Monday, 23 July 2012

Ed Feser's path from Atheism to Theism

Professor Ed Feser
blog post
has given a very close account of his progress from atheism to theism. Every point along this path was marked by an attention to the rational arguments pro and contra the existence of God and he asserts that Thomistic arguments rightly understood were decisive in his conversion. This notion of right understanding is critical. Can one have a right understanding of the argument eg. The Third Way, and still not be persuaded or is your not being persuaded an indication that you do not have the right understanding that you think you have. Though he is not explicit on this point this implication seems ineluctable, the ineluctable modality of the intelligible as it were.

So then at a certain point, the argument, rightly understood, became the irresistible force which pushed him over the line into theism specifically into Catholic Christianity. In this very rational progress he is to be contrasted to Saint Augustine who wobbled his way to faith via the felt insufficiency of various universal schemas. Mystical experience and grace played a major part in his conversion. No one doubts that he was smart enough to get the most powerful Christian theistic arguments of the day but for Augustine to forgo the pleasures of the flesh he had to really know in the flesh. Professor Feser does admit to the guidance of the Holy Spirit during his period of seeking but he also says that once having arrived he had arrived and the proofs of the existence of God do not require the assistance of the Holy Spirit to be accepted.
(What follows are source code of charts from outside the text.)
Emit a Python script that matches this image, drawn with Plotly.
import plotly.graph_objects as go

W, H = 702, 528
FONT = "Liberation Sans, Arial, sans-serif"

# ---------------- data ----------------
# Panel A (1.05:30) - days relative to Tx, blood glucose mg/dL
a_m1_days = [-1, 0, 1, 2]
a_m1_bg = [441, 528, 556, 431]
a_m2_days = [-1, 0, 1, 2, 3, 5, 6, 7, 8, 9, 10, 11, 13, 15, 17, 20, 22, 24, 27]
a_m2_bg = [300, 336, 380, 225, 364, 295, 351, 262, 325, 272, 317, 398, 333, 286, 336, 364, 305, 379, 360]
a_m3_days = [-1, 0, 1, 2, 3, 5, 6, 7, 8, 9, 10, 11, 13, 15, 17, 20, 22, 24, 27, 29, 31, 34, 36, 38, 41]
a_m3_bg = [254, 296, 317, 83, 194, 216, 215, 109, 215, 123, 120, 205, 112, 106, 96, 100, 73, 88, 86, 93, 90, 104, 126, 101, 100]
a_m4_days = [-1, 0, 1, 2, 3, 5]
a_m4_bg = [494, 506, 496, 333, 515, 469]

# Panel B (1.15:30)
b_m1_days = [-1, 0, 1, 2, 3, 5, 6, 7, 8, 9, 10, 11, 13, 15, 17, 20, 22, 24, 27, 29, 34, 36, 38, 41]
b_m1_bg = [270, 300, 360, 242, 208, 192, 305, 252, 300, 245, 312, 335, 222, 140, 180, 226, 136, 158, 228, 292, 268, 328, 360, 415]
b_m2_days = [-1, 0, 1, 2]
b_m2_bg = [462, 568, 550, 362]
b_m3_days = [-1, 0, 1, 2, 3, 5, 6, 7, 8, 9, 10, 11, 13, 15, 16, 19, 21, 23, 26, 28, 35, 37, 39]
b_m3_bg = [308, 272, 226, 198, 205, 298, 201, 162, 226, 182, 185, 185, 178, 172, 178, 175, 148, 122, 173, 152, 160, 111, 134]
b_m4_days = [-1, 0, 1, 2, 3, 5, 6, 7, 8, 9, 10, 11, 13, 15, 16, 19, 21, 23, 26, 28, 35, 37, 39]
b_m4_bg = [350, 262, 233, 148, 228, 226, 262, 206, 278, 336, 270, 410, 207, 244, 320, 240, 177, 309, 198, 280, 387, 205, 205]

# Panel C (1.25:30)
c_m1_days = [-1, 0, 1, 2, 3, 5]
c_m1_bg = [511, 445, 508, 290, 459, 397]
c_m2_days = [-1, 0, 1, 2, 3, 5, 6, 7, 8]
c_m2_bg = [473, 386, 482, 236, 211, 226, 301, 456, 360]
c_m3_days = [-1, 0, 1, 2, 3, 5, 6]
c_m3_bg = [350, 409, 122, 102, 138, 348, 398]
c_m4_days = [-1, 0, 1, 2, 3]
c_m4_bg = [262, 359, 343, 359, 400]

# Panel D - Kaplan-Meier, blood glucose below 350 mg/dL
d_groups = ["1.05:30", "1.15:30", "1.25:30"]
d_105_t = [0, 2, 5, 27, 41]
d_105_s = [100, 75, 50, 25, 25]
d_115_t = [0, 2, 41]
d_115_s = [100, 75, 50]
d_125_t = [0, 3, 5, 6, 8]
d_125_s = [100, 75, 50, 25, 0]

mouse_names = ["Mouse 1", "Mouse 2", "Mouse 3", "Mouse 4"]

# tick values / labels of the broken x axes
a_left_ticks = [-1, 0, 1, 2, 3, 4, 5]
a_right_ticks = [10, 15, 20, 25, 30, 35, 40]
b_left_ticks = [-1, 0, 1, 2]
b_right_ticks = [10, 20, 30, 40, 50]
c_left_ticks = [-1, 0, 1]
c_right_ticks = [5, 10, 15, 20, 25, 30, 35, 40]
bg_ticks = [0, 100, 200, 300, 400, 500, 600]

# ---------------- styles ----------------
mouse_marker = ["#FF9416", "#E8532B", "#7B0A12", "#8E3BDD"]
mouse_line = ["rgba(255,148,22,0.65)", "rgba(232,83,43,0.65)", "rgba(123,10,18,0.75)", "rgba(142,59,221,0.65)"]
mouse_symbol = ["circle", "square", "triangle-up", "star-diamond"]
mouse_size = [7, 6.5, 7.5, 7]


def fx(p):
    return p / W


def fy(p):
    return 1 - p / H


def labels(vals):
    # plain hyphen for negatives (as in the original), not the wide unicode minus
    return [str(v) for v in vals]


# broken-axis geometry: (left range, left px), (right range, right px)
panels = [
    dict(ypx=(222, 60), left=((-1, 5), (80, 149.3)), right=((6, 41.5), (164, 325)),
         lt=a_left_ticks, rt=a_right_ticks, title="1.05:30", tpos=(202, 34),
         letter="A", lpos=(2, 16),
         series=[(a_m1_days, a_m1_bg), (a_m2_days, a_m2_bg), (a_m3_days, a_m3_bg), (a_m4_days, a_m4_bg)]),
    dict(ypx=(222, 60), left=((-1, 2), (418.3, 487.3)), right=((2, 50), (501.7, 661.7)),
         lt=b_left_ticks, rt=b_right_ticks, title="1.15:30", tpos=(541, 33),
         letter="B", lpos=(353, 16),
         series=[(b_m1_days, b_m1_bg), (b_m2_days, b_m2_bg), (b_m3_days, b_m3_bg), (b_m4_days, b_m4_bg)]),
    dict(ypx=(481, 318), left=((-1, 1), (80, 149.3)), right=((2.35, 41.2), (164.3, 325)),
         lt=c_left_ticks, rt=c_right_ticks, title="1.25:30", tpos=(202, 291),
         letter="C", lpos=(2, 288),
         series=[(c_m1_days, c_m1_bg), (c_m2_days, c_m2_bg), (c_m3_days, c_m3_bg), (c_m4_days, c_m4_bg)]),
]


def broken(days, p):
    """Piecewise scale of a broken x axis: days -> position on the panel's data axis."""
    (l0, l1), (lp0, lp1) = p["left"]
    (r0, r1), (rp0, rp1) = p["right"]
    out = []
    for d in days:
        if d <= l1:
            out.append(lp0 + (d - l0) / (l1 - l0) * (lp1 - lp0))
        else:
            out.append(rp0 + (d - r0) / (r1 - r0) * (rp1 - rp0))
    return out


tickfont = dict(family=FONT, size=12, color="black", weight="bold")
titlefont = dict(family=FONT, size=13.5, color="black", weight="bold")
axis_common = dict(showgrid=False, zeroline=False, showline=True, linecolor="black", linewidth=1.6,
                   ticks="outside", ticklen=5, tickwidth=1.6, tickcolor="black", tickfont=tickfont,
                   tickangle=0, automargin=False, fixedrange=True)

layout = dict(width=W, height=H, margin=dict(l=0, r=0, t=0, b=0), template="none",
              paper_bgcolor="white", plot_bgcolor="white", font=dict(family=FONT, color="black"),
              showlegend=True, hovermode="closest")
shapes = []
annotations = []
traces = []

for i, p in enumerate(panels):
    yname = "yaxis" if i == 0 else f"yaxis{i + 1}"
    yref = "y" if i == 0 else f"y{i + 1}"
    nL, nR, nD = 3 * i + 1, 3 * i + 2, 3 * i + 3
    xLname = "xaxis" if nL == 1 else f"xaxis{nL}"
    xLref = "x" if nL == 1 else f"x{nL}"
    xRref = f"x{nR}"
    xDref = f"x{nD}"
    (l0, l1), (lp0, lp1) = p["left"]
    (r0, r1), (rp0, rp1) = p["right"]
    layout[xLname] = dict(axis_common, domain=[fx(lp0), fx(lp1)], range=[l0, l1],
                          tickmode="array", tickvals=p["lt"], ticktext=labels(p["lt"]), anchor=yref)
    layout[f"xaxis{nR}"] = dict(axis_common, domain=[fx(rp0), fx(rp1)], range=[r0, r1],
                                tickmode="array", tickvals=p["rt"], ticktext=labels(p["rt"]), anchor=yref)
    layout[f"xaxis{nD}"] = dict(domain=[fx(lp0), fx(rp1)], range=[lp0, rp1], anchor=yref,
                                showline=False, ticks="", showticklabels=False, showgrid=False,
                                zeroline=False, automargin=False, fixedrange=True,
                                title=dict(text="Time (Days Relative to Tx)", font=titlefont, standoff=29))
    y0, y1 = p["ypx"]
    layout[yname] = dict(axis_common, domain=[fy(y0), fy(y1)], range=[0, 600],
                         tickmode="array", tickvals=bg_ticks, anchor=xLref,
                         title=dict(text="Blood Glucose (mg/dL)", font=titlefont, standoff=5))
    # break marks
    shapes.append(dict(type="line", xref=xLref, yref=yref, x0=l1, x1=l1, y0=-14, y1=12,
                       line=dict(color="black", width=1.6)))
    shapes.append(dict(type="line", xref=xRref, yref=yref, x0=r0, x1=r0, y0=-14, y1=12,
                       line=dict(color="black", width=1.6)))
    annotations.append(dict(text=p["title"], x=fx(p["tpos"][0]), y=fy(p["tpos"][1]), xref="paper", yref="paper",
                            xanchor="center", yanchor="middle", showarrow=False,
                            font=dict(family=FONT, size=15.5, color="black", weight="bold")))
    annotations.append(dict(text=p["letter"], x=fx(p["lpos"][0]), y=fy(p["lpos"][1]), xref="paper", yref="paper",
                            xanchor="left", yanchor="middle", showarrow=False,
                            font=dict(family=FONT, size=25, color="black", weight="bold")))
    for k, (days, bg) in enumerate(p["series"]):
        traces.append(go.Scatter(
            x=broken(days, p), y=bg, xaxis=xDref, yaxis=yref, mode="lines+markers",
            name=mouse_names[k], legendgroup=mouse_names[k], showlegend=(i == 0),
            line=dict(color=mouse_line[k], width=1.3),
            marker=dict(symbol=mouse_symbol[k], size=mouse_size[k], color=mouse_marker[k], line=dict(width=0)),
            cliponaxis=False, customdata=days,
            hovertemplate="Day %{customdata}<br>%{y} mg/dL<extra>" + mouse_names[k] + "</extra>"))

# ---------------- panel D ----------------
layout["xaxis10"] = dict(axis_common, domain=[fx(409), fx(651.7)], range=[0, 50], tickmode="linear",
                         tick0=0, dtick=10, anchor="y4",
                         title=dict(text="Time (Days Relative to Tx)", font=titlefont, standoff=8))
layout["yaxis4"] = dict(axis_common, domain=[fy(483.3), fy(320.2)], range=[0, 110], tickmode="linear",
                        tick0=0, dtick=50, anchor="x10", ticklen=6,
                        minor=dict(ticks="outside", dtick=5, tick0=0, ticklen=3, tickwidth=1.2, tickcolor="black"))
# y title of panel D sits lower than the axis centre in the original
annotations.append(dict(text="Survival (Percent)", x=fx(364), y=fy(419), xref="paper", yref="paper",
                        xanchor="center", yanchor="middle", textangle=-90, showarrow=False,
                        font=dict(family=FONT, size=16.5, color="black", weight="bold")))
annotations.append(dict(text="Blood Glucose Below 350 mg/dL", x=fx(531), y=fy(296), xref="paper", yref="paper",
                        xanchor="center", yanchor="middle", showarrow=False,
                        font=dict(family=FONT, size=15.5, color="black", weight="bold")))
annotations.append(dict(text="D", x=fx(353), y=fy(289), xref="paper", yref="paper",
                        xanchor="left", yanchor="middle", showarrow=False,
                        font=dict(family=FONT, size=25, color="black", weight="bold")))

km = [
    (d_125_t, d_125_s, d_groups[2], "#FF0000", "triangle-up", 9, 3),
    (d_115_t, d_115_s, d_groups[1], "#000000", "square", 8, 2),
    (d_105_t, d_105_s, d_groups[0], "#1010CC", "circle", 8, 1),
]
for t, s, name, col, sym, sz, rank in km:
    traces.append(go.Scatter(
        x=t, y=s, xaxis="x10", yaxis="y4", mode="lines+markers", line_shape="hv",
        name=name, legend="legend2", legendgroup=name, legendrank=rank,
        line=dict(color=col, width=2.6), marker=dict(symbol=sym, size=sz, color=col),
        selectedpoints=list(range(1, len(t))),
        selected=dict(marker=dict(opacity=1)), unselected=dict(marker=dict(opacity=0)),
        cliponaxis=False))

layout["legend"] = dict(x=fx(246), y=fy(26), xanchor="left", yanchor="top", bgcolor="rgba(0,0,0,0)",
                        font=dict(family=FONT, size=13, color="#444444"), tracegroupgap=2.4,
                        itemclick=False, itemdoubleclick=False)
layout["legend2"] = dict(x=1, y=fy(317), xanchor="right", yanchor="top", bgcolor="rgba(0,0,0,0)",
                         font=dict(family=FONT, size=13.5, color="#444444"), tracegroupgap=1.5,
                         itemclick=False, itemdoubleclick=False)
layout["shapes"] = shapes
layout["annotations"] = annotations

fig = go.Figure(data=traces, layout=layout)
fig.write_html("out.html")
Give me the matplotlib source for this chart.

Do I think that the Holy Spirit was guiding me when I came to see God's existence, etc.? Absolutely. Did that play (and does it play now) any role in my reasons for believing in God? Absolutely not. If someone wants to know why I think God exists, they can read my various writings defending the arguments for God's existence, because those are my reasons. I wouldn't say to them "Oh, and also I've got this experience of the Holy Spirit." That's got nothing to do with it. 

The question I have to ask and it is one which can be relevant to many philosophical problems: Can one understand an argument in all its detail and yet not feel the force of its conclusion? The answer to that must be yes because it is a common experience and if someone said to you - you’re only saying that because you haven’t rightly understood the argument, the only answer would be a giant shrug.